Start DATA LINES

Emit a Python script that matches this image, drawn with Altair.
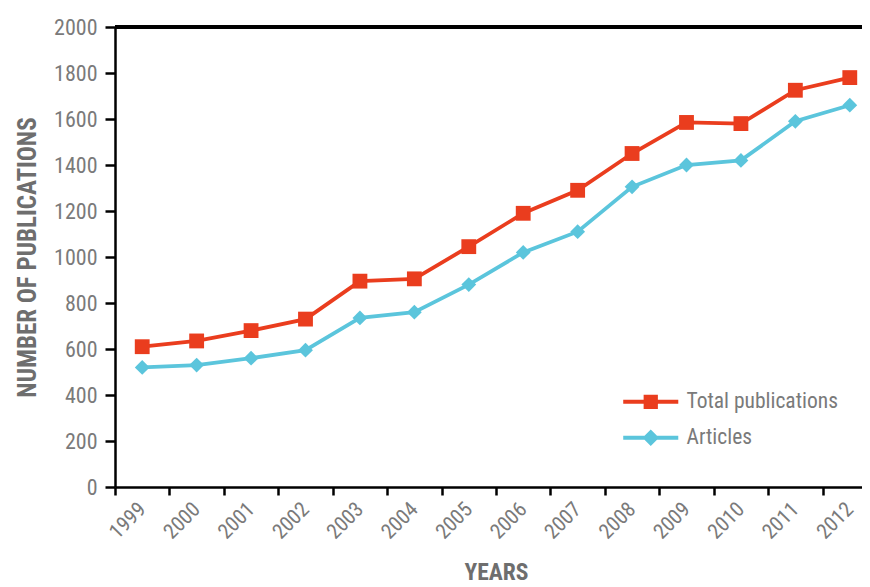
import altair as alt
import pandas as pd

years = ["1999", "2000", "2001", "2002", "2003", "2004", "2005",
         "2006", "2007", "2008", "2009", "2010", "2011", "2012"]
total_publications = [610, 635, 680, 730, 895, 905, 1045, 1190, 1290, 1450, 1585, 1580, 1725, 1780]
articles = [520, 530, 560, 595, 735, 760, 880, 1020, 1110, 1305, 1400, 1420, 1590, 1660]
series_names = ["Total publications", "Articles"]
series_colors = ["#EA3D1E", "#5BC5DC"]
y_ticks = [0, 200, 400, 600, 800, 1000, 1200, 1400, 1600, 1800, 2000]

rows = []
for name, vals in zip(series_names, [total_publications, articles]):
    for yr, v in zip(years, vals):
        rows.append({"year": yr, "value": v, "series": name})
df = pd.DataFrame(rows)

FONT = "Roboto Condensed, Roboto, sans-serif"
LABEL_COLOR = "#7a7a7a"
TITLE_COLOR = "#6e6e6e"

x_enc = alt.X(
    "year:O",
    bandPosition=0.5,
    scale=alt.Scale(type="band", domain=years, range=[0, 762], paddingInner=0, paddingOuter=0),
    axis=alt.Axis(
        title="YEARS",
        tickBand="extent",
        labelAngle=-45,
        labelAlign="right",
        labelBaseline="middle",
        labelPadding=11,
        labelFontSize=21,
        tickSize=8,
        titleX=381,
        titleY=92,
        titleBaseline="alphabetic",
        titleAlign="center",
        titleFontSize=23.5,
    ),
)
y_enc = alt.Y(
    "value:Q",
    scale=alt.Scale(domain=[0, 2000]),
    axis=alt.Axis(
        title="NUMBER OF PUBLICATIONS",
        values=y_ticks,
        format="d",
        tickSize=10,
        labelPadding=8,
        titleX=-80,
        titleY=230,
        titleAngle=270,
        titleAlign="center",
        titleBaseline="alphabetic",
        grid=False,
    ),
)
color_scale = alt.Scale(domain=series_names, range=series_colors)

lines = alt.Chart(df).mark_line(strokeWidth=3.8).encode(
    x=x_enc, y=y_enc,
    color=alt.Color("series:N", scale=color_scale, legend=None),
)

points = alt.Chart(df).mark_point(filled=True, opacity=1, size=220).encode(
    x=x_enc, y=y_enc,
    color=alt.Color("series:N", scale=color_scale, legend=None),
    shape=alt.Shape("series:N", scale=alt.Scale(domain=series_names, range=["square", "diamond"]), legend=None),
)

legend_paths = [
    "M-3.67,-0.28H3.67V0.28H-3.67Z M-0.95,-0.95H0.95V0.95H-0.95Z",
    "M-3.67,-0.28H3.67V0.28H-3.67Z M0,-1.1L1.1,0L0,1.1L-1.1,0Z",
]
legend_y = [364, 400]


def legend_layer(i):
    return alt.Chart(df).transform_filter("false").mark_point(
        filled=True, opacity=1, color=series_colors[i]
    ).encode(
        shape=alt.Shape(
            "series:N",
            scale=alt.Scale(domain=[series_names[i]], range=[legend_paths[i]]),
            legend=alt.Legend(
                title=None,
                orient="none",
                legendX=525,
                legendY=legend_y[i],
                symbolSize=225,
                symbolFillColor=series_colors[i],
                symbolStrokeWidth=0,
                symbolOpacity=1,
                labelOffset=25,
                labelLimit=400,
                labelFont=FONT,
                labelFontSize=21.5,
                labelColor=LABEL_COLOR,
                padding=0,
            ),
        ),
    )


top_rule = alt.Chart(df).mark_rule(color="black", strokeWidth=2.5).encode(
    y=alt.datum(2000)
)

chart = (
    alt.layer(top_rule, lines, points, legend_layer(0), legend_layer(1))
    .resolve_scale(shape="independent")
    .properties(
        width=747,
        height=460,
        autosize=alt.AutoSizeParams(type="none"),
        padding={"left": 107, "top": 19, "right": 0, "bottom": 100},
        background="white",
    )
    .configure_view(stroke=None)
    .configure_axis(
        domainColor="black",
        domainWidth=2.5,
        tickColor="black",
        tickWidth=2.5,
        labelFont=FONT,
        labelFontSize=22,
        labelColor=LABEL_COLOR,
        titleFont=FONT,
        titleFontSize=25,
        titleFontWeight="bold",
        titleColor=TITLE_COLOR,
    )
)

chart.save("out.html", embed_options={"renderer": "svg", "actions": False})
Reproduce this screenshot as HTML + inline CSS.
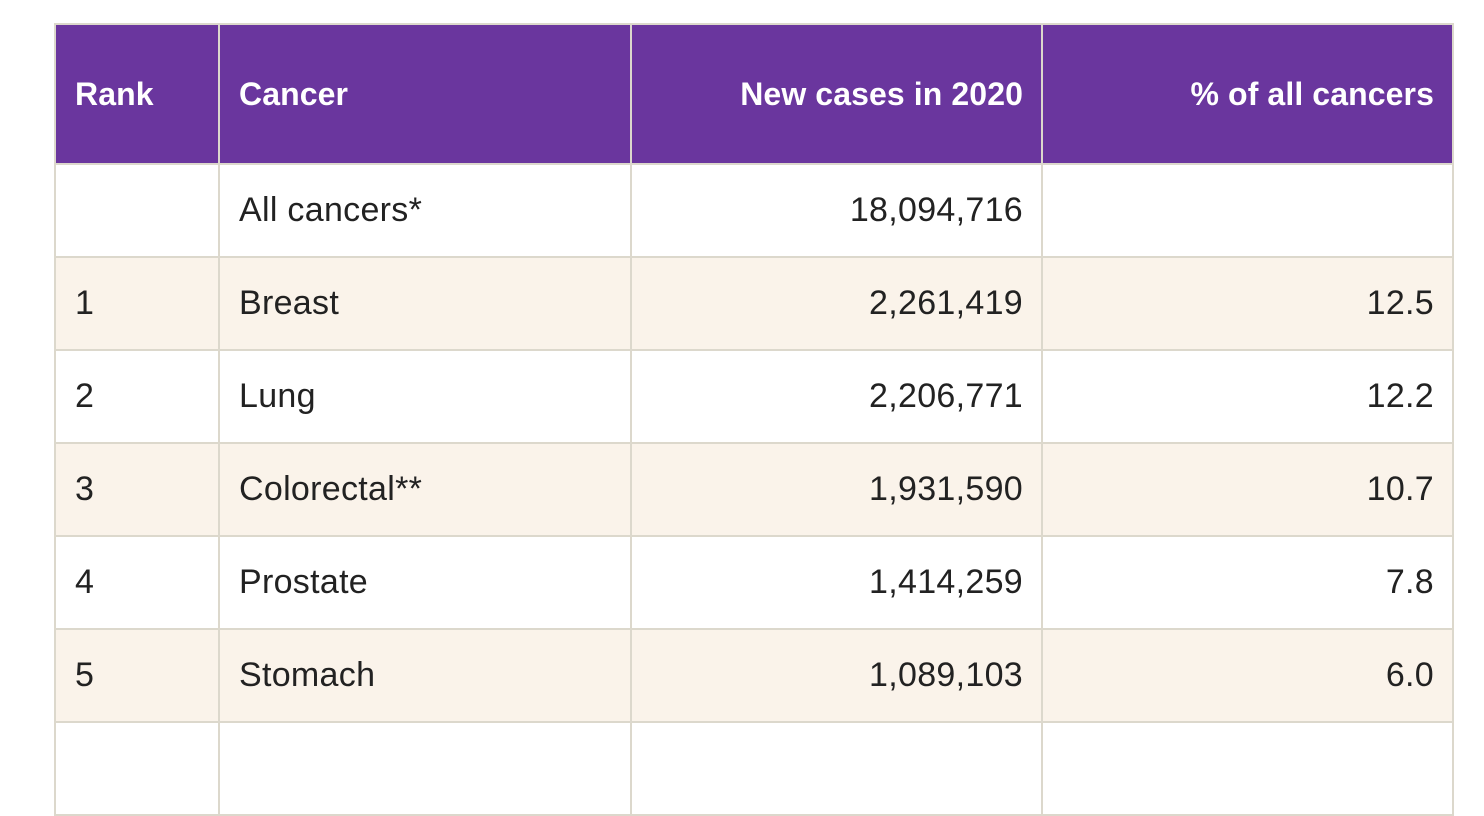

End DATA LINES
Start DATA LINES

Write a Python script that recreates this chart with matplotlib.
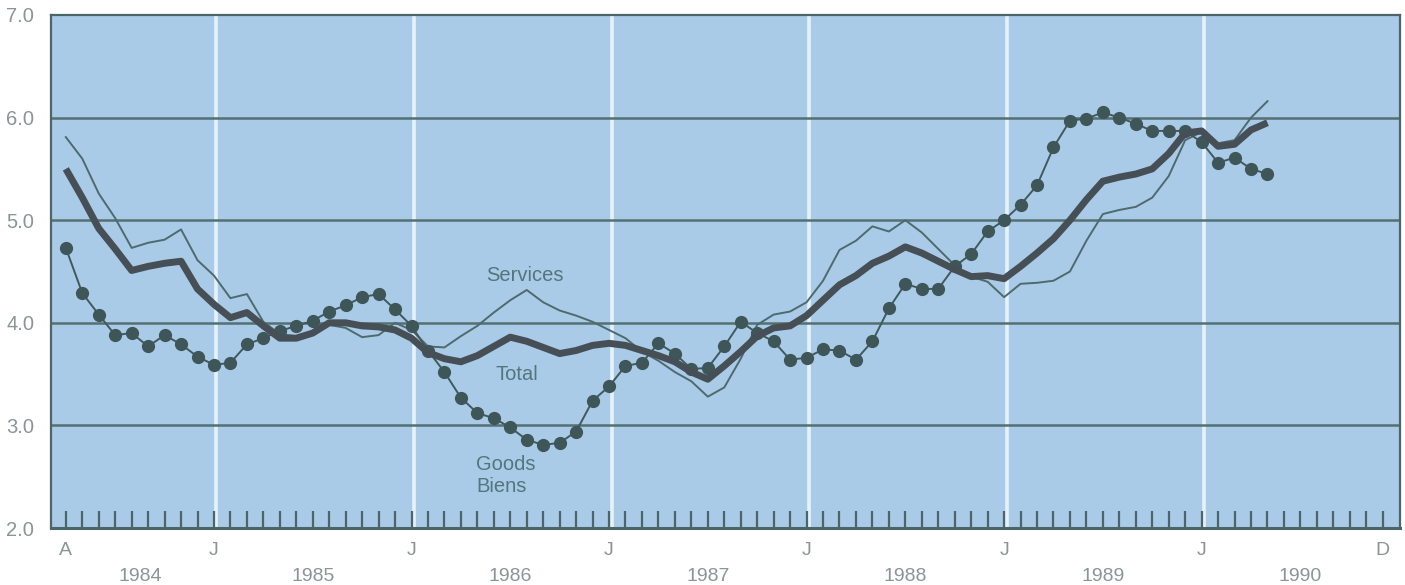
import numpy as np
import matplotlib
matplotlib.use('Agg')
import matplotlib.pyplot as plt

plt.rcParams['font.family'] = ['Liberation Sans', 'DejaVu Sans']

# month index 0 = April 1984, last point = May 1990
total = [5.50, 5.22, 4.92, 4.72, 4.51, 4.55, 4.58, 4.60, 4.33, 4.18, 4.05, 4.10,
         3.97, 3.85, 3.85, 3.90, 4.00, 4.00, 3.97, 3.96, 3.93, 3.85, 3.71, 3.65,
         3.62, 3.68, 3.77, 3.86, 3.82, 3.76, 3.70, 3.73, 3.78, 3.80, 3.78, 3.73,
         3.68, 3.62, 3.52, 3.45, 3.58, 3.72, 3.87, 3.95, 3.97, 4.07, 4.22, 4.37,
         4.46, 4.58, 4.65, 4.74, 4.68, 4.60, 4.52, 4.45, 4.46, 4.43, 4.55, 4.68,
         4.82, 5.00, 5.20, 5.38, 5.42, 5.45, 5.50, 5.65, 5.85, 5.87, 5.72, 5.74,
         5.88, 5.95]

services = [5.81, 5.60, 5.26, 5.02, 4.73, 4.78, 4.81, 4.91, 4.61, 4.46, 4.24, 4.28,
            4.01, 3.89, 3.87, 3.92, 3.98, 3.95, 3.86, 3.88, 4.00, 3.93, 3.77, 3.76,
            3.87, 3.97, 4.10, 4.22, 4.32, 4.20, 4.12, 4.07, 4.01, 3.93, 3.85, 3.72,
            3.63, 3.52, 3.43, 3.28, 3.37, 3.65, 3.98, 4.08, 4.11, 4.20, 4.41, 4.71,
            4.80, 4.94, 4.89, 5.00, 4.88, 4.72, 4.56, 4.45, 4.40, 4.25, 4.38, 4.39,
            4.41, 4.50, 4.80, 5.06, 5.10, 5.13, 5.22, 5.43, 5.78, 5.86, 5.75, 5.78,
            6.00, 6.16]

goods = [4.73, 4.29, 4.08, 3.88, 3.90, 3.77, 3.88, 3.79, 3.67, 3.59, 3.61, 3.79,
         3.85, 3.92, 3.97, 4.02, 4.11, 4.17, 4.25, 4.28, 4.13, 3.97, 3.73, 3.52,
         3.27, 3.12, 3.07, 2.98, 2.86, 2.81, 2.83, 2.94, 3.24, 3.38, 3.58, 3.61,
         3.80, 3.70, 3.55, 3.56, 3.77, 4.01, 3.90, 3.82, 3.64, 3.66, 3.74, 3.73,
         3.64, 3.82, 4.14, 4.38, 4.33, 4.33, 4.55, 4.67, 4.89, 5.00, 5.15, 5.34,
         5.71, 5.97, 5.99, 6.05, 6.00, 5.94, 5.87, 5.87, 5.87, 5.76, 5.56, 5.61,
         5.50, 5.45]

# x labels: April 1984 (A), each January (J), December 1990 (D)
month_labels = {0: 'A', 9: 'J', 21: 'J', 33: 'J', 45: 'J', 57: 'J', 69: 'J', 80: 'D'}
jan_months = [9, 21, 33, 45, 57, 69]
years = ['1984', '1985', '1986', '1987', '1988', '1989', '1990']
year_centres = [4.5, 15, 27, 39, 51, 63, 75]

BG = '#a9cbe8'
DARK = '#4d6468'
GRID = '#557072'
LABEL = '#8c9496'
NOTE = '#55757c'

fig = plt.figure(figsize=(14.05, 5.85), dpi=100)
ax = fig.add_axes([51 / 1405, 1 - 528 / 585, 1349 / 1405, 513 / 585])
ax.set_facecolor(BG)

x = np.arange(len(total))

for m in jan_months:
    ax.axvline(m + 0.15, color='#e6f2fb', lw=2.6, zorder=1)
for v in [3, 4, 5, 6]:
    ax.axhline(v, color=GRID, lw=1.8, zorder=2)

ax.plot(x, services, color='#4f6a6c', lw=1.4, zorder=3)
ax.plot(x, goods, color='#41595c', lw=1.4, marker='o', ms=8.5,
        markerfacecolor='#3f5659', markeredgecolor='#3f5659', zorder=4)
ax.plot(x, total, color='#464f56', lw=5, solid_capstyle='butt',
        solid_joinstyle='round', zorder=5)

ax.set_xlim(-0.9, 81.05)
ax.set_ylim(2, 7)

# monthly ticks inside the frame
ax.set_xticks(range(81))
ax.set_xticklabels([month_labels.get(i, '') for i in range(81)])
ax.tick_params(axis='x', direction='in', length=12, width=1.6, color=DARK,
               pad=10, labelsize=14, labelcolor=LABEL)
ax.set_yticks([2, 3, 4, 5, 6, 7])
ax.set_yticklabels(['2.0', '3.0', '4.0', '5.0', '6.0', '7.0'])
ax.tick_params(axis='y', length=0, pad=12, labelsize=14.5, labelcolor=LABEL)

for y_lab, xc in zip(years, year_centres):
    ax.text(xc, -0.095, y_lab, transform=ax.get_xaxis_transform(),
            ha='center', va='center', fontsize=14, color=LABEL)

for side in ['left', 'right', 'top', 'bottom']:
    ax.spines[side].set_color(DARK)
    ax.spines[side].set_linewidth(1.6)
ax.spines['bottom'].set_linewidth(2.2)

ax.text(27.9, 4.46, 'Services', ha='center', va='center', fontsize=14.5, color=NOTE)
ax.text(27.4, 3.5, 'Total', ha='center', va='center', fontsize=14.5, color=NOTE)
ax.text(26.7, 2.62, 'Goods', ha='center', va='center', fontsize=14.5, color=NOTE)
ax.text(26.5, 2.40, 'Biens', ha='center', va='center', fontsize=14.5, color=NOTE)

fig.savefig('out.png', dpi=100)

End DATA LINES
Start DATA LINES

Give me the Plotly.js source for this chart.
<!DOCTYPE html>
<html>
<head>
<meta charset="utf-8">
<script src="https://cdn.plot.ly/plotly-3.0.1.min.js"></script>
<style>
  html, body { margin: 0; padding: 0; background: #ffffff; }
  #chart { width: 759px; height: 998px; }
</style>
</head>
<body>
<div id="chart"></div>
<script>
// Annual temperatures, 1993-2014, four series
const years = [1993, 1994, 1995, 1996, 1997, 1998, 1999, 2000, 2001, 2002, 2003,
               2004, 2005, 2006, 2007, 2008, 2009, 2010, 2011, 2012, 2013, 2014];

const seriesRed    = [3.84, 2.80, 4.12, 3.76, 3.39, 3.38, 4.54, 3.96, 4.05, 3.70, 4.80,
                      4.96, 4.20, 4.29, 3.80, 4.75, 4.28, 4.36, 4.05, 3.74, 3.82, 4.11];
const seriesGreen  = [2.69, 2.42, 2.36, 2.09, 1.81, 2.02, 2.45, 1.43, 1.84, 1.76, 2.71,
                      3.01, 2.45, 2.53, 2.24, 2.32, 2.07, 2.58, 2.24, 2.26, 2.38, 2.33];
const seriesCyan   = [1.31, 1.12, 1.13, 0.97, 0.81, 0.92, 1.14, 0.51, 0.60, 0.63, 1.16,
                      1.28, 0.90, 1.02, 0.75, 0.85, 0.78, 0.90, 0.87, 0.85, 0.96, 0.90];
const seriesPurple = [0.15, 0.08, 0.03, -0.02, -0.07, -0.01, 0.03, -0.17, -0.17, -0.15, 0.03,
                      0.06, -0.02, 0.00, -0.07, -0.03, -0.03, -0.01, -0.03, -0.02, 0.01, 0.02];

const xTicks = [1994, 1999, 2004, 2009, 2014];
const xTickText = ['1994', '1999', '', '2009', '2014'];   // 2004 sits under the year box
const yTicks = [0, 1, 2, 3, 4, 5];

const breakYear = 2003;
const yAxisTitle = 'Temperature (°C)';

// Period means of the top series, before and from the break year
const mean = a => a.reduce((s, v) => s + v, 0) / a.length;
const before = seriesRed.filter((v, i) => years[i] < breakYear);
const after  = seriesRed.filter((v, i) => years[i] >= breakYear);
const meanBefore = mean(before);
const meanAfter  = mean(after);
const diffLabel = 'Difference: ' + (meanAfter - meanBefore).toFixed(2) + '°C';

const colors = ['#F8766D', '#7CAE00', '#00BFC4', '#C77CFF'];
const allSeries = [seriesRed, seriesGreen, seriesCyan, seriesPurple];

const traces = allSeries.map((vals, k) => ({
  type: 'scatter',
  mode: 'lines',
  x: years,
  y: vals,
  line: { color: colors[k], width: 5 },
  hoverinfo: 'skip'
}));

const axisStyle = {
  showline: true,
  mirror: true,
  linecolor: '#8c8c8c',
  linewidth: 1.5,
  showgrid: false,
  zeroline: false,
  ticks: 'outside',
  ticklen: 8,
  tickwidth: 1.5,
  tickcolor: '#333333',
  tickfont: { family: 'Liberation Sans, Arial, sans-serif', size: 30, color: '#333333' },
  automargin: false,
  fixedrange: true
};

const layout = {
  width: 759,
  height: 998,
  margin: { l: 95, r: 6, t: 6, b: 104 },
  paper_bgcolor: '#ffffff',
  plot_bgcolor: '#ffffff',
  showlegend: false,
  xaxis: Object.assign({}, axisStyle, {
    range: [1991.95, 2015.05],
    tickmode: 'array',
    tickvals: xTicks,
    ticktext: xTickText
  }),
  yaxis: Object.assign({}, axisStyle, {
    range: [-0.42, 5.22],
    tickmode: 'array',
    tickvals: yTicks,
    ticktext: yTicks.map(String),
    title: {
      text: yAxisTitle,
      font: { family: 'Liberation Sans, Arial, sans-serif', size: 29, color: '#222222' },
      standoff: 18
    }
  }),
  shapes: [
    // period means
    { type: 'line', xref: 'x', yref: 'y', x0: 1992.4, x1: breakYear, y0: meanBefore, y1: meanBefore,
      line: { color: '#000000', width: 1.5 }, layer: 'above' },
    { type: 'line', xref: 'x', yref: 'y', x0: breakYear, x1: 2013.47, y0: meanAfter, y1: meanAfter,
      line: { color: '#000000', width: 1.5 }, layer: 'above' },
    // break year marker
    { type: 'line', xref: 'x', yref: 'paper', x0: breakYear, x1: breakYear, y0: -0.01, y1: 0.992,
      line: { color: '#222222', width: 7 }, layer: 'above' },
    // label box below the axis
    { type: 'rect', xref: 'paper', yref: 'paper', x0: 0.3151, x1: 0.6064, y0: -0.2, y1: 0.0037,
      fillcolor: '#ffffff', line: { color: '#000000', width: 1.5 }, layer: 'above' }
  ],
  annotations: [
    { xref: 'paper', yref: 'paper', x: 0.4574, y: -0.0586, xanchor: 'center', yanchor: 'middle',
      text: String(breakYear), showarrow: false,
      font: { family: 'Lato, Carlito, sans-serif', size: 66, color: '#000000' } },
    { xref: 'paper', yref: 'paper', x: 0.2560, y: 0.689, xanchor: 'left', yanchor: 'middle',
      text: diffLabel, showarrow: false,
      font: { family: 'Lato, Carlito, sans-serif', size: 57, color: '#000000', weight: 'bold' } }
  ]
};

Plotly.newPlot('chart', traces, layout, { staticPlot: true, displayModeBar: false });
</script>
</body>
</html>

End DATA LINES

> [WHAT YOU SHOULD DO]: Reproduce, without alteration, solely the lines beginning at the line that includes "Give me the Plotly.js source for this chart." and ending at the line that includes "2012, 2013, 2014];", both lines included.

> [IN RESPONSE]:
Give me the Plotly.js source for this chart.
<!DOCTYPE html>
<html>
<head>
<meta charset="utf-8">
<script src="https://cdn.plot.ly/plotly-3.0.1.min.js"></script>
<style>
  html, body { margin: 0; padding: 0; background: #ffffff; }
  #chart { width: 759px; height: 998px; }
</style>
</head>
<body>
<div id="chart"></div>
<script>
// Annual temperatures, 1993-2014, four series
const years = [1993, 1994, 1995, 1996, 1997, 1998, 1999, 2000, 2001, 2002, 2003,
               2004, 2005, 2006, 2007, 2008, 2009, 2010, 2011, 2012, 2013, 2014];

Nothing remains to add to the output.